I'm a realist.  I love to brag on my kids and their accomplishments as much as the next Mom...but I also like to keep it real by sharing the struggles, things they are working to improve on and days that I want to list them on Freecycle.  Having Frick & Frack at home and involved in so many things the accomplishments are often frequent, it's easy to post about a volleyball game, a victory in shooting, a 4H community service or even a game day with the youth group at church!  Things that Anna used to do were very visible when she was younger but when she graduated from college in May, I entered new territory-an adult child.


Anna is now a bonafide adult.  She pays her own rent, buys her own gas and groceries, has THREE real jobs (all relating to her degree-you know she told me she might as well work, she has nothing else to do yet...), a cat, a dog and a boyfriend of two years.  Those things are indeed accomplishments but they aren't really what you share in casual conversation or in a Facebook status.  "I'm so proud of Anna, she paid her rent on time today!!!"  "Woo-hoo, Anna meal planned an bought groceries today!"  "Would you look at that, she's such a good dog-mom, she takes Stella to the dog park at least once a week!" My friends would call me crazy and Anna would quickly encourage me to hit the DELETE button!

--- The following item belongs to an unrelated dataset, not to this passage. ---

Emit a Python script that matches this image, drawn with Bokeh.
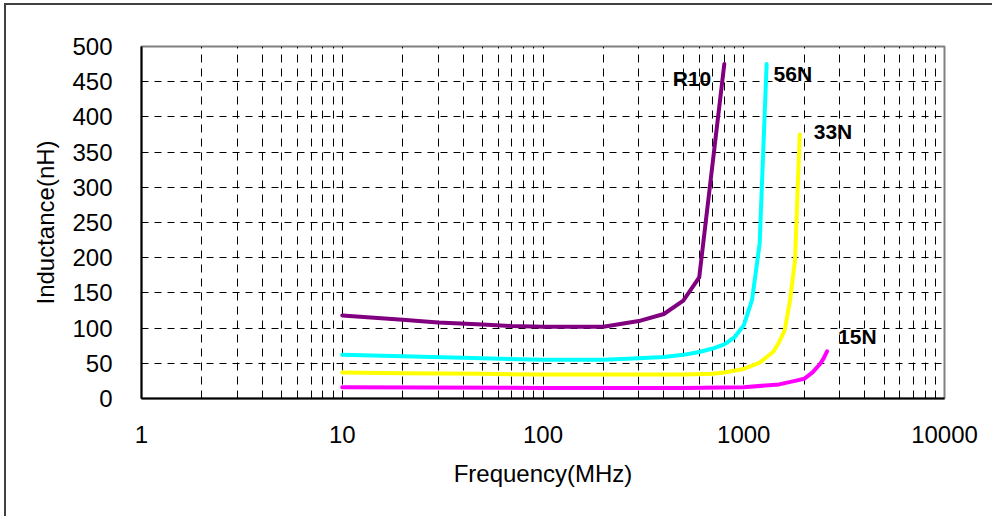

When the kids are still at home and it's easy to see their everyday accomplishments I believe the brags are directly due to our "planting seeds and sprinkling" you know the little things we do and say to train up our children.  My philosophy has always been to use a sprinkle technique to water the seeds of learning. I don't often give long lectures, I've never grounded a child. I've never been "ugly mom" aka the one who yells, loses their temper etc. without coming full circle and humbly apologizing for my behavior.  I work hard to give direction, encouragement and lessons by sprinkling just a little bit at a time, my theory is if I "flood" them with too much they'll overload and those precious seeds will just run off and be wasted.  The struggles I have are often because of my own frustrations manifesting themselves through my children.  It seems the days the kids are the most defiant are the days I'm struggling with things of my own.  The days they are arguing, I have usually started my day out with stress and am giving that negative vibe.  Every night when I lay my head on my pillow, I pray that somehow our children will take the sprinklings that have afforded them accomplishments and grow them into something beautiful in their lives.  Sometimes at night, I'm like the mom in "I'll Love You Forever," I sneak into their rooms and pray for them...I've even been so bold as to brush their bangs from their foreheads and plant a kiss while those sweet angel girls were sleeping!

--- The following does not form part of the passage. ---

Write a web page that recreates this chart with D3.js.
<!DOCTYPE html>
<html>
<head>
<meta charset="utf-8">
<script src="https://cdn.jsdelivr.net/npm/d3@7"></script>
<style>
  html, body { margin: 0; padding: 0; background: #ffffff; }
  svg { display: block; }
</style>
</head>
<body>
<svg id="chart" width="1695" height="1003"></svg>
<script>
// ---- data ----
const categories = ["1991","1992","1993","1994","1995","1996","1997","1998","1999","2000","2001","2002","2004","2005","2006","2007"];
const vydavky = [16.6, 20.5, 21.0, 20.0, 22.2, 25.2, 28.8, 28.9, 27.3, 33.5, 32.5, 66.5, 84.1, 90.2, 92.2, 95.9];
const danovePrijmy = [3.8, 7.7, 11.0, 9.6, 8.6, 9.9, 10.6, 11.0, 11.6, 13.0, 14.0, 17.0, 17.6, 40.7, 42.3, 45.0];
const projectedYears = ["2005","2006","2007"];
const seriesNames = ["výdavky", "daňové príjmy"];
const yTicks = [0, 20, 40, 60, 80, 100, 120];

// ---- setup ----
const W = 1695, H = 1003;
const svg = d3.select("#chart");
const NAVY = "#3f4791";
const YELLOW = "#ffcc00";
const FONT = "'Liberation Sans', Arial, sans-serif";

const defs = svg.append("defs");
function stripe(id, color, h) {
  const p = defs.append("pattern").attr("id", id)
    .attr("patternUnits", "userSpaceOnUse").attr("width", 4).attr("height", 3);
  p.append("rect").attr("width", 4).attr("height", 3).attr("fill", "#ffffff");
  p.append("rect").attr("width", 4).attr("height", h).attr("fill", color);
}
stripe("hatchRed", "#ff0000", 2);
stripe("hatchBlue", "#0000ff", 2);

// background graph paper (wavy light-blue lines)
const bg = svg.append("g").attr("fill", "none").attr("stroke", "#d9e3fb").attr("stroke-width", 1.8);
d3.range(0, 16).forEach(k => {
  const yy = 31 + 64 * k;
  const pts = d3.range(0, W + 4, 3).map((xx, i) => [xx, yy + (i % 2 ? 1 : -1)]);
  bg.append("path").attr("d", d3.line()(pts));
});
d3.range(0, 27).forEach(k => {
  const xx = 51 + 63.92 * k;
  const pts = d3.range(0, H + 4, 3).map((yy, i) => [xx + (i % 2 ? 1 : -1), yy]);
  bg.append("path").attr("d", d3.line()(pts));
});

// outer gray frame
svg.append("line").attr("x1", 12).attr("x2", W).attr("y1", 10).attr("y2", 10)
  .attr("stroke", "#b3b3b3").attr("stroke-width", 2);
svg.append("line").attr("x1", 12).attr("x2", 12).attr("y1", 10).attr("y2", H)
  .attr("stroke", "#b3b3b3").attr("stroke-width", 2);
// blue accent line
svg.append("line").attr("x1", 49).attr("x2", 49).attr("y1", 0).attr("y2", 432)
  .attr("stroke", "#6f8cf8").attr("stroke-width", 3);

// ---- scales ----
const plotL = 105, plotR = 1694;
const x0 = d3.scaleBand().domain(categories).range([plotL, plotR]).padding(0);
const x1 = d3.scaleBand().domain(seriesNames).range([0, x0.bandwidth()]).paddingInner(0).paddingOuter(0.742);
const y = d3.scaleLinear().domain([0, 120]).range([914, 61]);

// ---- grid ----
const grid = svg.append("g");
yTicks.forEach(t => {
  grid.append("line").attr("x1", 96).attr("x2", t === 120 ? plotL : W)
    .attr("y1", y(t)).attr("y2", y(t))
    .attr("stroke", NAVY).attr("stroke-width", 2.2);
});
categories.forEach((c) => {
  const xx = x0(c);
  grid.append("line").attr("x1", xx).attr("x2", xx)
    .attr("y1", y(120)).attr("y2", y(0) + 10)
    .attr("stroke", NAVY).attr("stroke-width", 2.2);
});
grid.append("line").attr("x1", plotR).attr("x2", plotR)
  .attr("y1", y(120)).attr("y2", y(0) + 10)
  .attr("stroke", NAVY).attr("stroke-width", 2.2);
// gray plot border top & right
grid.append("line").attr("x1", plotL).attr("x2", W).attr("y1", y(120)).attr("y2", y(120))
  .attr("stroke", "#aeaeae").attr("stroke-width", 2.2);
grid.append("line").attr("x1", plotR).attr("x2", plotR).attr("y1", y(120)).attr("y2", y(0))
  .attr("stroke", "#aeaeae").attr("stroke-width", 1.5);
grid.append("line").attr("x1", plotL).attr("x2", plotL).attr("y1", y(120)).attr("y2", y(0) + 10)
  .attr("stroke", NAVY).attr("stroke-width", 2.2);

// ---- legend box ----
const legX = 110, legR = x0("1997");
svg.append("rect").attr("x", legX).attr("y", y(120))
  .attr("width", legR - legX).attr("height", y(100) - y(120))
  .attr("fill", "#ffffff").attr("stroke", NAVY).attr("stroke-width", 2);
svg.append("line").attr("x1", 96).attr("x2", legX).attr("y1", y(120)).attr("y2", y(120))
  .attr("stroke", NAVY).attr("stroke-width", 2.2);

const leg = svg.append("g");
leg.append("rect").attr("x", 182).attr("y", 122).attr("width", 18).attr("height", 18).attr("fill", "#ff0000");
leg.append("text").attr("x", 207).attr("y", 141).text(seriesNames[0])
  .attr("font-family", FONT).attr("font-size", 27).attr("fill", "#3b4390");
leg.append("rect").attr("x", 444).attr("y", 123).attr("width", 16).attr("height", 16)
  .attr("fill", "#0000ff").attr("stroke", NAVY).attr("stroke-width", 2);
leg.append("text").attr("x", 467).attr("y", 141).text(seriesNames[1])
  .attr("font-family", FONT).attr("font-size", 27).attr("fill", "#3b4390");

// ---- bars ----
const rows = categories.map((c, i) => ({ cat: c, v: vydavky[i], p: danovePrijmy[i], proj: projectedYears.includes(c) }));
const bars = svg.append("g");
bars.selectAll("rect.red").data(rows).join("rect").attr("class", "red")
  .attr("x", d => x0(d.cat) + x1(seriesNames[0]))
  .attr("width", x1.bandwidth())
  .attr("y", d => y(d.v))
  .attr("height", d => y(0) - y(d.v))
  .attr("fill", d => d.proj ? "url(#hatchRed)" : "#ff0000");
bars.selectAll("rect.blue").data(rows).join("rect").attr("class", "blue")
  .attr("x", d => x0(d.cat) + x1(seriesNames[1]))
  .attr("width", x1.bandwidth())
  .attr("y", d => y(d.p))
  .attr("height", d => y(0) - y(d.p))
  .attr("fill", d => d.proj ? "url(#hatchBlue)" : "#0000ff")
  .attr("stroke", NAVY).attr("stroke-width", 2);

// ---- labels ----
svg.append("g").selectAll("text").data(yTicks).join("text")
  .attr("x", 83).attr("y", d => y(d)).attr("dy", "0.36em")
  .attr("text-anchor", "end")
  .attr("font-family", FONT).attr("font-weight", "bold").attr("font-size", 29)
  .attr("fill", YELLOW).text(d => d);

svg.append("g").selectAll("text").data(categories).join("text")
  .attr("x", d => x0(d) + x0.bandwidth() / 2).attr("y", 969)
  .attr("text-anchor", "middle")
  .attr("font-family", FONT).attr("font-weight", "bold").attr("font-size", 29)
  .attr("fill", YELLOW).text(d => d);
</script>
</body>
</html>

This weekend I realized that beautiful blossom that grows may not be something you can really put your finger on.  It may just be your child becoming a good person themselves.  Anna calls me almost every morning; I enjoy her rambling about hanging out with a friend, going to the dog park or sharing her to-do list for her job that day.  Honestly, sometimes she calls and rants, complains and gripes about one thing or another and I just listen, commiserate and love her.  Our calls always end with her sweet voice proclaiming, "I love you Momma!"  My heart nearly bursts with excitement every time. Every time.  The other day I realized all the things I had hoped for, all the prayers for her becoming something beautiful was readily evident, I only had to look.  The seeds we planted and oh so carefully and lovingly sprinkled for 17 years and 10 months living under our roof had blossomed.  She sprinkled me by giving a mom the gift of planting a seed in her daughter.  I was humbled.

Then she surprised me with this text.  Not only does she work for a church, she met her boyfriend there and traditions mean something because she created her own advent wreath with the thought that it would last for years.

I am indeed one crazy blessed Momma.  One girl raised, two to go.  Just under four years left with Frick and just under six with Frack.  I know those short years will fly by, I'm going to have to make the best of them and continue sprinkling them every day!